NASA and the European Space Agency have signed an agreement to collect soil from Mars to study on Earth. The mission will require a round-trip to and launch from the Red Planet.
Loukia Papadopoulos

NASA and the European Space Agency (ESA) signed an agreement on Thursday to source Martian soil for research on Earth. The announcement was published on ESA’s official website and featured details on how the mission would be achieved.

An exciting project

“There is no question that for a planetary scientist, the chance to bring pristine, carefully chosen samples of the Red Planet back to Earth for examination using the best facilities is a mouth-watering prospect. Reconstructing the history of Mars and answering questions of its past are only two areas of discovery that will be dramatically advanced by such a mission,” said ESA’s Director of Human and Robotic Exploration David Parker.

NASA and ESA have already collaborated on ESA’s ExoMars orbiter currently circling Mars. The orbiter transmitted atmospheric data to NASA’s Curiosity rover this week.

This data may be used to determine what soil should be collected during the soil retrieval mission. “Previous Mars missions revealed ancient streambeds and the right chemistry that could have supported microbial life on the Red Planet,” said NASA’s Associate Administrator for the Science Mission Directorate, Thomas Zurbuchen.

He added that “a sample would provide a critical leap forward in our understanding of Mars’s potential to harbor life.” However, actually completing such a mission will be no easy feat as there is currently no precedent.

A never-before-done mission

Despite humanity’s many achievements in space exploration, no mission has ever completed a round trip to nor a launch from another planet. This endeavor would require at least three missions from Earth and one take off from Mars.
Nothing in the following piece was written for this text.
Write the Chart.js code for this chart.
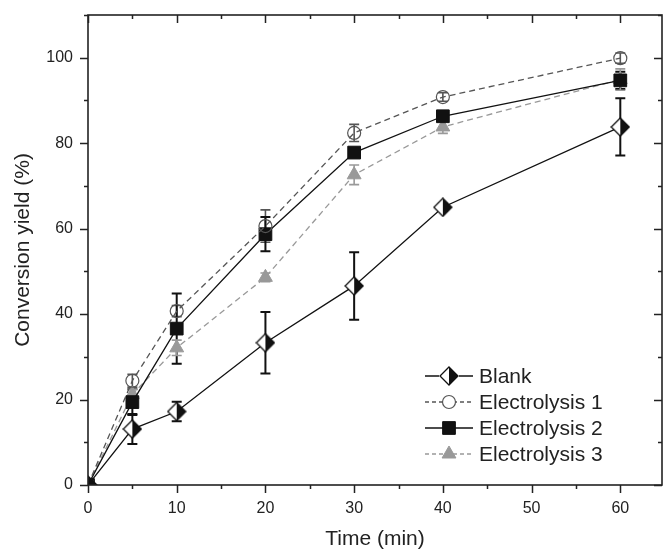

A first mission would see NASA’s 2020 Mars Rover collect samples while ESA’s ExoMars rover drills in search for evidence of life. A second mission would then retrieve the samples and carry them to a Mars Ascent Vehicle that would send the samples into Mars’ orbit.

Once there, a spacecraft from Earth would intercept the sample containers and return them back to Earth. When reaching earth, the samples would be placed in strict quarantine, known as planetary protection measures, to protect the planet’s biosphere from any potentially hazardous Martian substances.


The mission requires extra due diligence to ensure Mars is not contaminated with Earthly material and vice versa. Unfortunately, things did not start off too good for NASA this month.

Reports were made that the heat shield for NASA’s Mars 2020 Rover cracked during testing. Agency officials, however, said the incident would not affect the Rover's launch date.

Instead, the shield will be repaired to continue prelaunch testing and a new heat shield structure will be developed in the next year. The test had subjected the shield to forces approximately 20% greater than those present in the Martian atmosphere.